Генерал-прокурор Вяземский чуть не заскрежетал зубами — разыграть такую злость и обиду под силу только талантливому актеру. Но, как не крути, наигрыш определенный был, и знакомый — работа ведь на любого человека свою печать накладывает.
— А любезный Василий Иванович не мог «подыграть» немножко нашей немке, так, самую малость?
— Не думаю, государь, — после небольшой паузы отозвался Вяземский, и вот тут Иван Антонович ему поверил. Должность генерал-прокурора приучила князя к недоверчивости, и он наверняка всякими способами проверял старшего Суворова, как говорится, на «вшивость». А иначе между «подельниками» в заговоре быть не могло — сообщники редко полностью доверяют друг другу. Такие альянсы строятся не на личных качествах, а только на политических интересах и выгодах.
— Еще утром Василий Иванович попросил своего сына, полковника Суздальского полка Александра Суворова выставить дополнительные караулы. И держать столицу под контролем до принятия присяги вашему императорскому величеству. И отец с сыном одними из первых присягнули вам, государь. Думаю, на поиски царицы и ее сына Павла уже давно отправлены надежные люди из Тайной экспедиции — уверен, что искомые персоны постараются бежать либо морем, или через Курляндию.
— Да, действительно афронт. Публичное оскорбление высшим сановникам империи, в чьих руках находится самое зловещее заведение. А посему возникает закономерный вопрос — будет ли розыск беглой императрицы и ее сына вестись со всем тщанием?!

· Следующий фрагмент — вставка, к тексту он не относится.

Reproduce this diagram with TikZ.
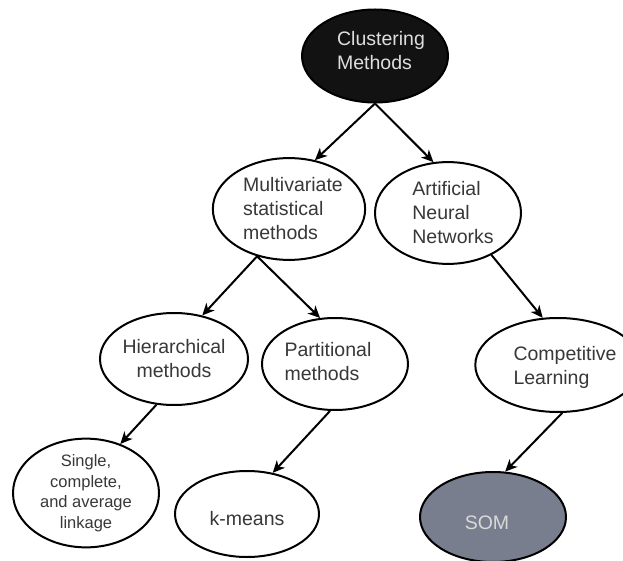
\documentclass[tikz,border=0pt]{standalone}
\usepackage{fontspec}
\setmainfont{Liberation Sans}
\usetikzlibrary{shapes.geometric,arrows.meta}
\definecolor{txt}{HTML}{383838}
\definecolor{somfill}{HTML}{787E8E}
\newcommand{\tbr}[2]{\hspace*{#1}\begin{tabular}{@{}l@{}}#2\end{tabular}}
\newcommand{\tbl}[2]{\begin{tabular}{@{}l@{}}#2\end{tabular}\hspace*{#1}}
\newcommand{\vsh}[2]{\raisebox{#1}[\height][\depth]{#2}}
\tikzset{
  el/.style={ellipse, draw=black, line width=2pt, fill=white, inner sep=0pt,
    align=center, text=txt, font=\fontsize{19.5}{24}\selectfont},
  conn/.style={line width=2pt, -{Stealth[length=12pt,width=11pt,inset=3.5pt]}}
}
\begin{document}
\begin{tikzpicture}[x=1pt,y=-1pt]
\useasboundingbox (0,0) rectangle (623,561);
\node[el, fill=black!93, text=black!13, minimum width=146pt, minimum height=93pt] (cm) at (375,56) {\vsh{3pt}{\tbr{12pt}{Clustering\\Methods}}};
\node[el, minimum width=148pt, minimum height=92pt] (mv) at (289,209) {\vsh{-2pt}{\tbr{8pt}{Multivariate\\statistical\\methods}}};
\node[el, minimum width=146pt, minimum height=90pt] (ann) at (448,213) {\vsh{-2pt}{\tbr{10pt}{Artificial\\Neural\\Networks}}};
\node[el, minimum width=148pt, minimum height=92pt] (hier) at (174,359) {Hierarchical\\methods};
\node[el, minimum width=146pt, minimum height=92pt] (part) at (335,364) {\tbl{14pt}{Partitional\\methods}};
\node[el, minimum width=144pt, minimum height=94pt] (comp) at (558,365) {\vsh{-3pt}{\tbr{14pt}{Competitive\\Learning}}};
\node[el, minimum width=146pt, minimum height=90pt, font=\fontsize{16.5}{20.5}\selectfont] (single) at (86,493) {Single,\\complete,\\and average\\linkage};
\node[el, minimum width=144pt, minimum height=86pt] (km) at (247,514) {\vsh{-5pt}{k-means}};
\node[el, fill=somfill, text=black!15, minimum width=146pt, minimum height=90pt] (som) at (493,517) {\vsh{-8pt}{\tbl{12pt}{SOM}}};
\draw[conn] (cm.south) -- (mv.62);
\draw[conn] (cm.south) -- (ann.106);
\draw[conn] (mv.-124) -- (hier.57);
\draw[conn] (mv.-124) -- (part.108);
\draw[conn] (ann.-44) -- (comp.108);
\draw[conn] (hier.-111) -- (single.55);
\draw[conn] (part.-96) -- (km.58);
\draw[conn] (comp.-85) -- (som.75);
\end{tikzpicture}
\end{document}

— Да, ваше величество! Я сам приложу к этому все свои силы…
— Не стоит, князь, у вас своих забот достаточно, а Василий Иванович пусть своими делами занимается, — Иван Антонович задумался — отец и сын Суворовы явственно перешли на его сторону. Это однозначно хорошо, на таких можно положится — личности крайне неординарные. А ошибки и просчеты у каждого могут быть.
— Ваше величество! Я оправдаю высочайшее доверие! Прошу простить, но есть несколько чрезвычайно важных дел, решить которые можно только с вашего одобрения.
— Так давайте разрешать проблемы вместе, князь, — Иван Антонович внутренне напрягся, прекрасно понимая по прошлой жизни, как умеют «грузить» подчиненные нового начальника.
— На монетные дворы свозятся золотые и серебряные монеты для чеканки из них новых, облегченного веса. Все давно заготовлено и работы уже начались. Теперь следует их остановить для изготовления новых чеканов с ликом вашего императорского величества. Со мною прибыл мастер — дозволите ли вы ему, государь, нарисовать вашу парсуну? Простите, государь, за навязчивость, но время не терпит.